給与支払による相続税納税資金の確保とは、被相続人の死亡後、相続財産が流動性に乏しく現金不足に陥るリスクを軽減するため、日常的な給与の中から将来の相続税納付資金を計画的に準備する仕組みです。具体的には、経営者や従業員が受け取る給与の一部をあらかじめ積み立て、税務署の認定を受けた上でその金額を相続税の納税資金として充当できるようにする方法です。この措置により、相続発生時の急な現金需要に対処するとともに、納税資金確保のための資金繰り計画を円滑に進めることが可能となります。事前に専門家の助言を受け、給与支払の調整と制度利用の適用条件を十分に検討することが重要です。
法人の場合は、先代の社長が多くの給与を取ってしまうと、所得税も高くなりますし、相続財産も増えて相続税も高くなってしまいます。これを防ぐために、後継者であり想定相続人である後継者候補の給与を高くして、納税資金を確保させる方法があります。これにより、想定被相続人の所得税の支払も減らせますし、相続財産が増えることも防げます。また、同時に相続税の納税資金も確保できるようになります。ただし、この増やした給与の分を使わないで納税資金として貯めておくように、後継者に強く言っておく必要があります。

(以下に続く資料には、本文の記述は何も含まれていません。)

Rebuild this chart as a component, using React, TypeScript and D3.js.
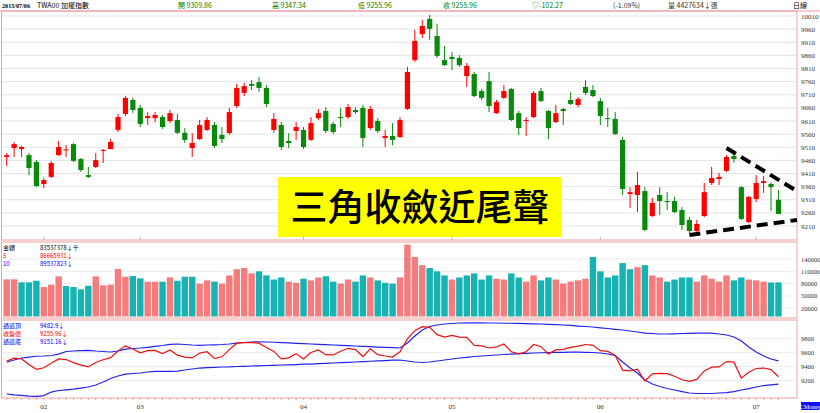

ただし、給与を高くし過ぎると想定相続人の所得税が増えてしまうので、想定被相続人の所得税と想定相続人の所得税の合計がどうなるかなども考慮して、バランスが良い給与の配分を心掛ける必要があります。
個人事業者の場合にも、後継者に対する専従者給与または給与の額を増やすことにより同じ効果が得られます。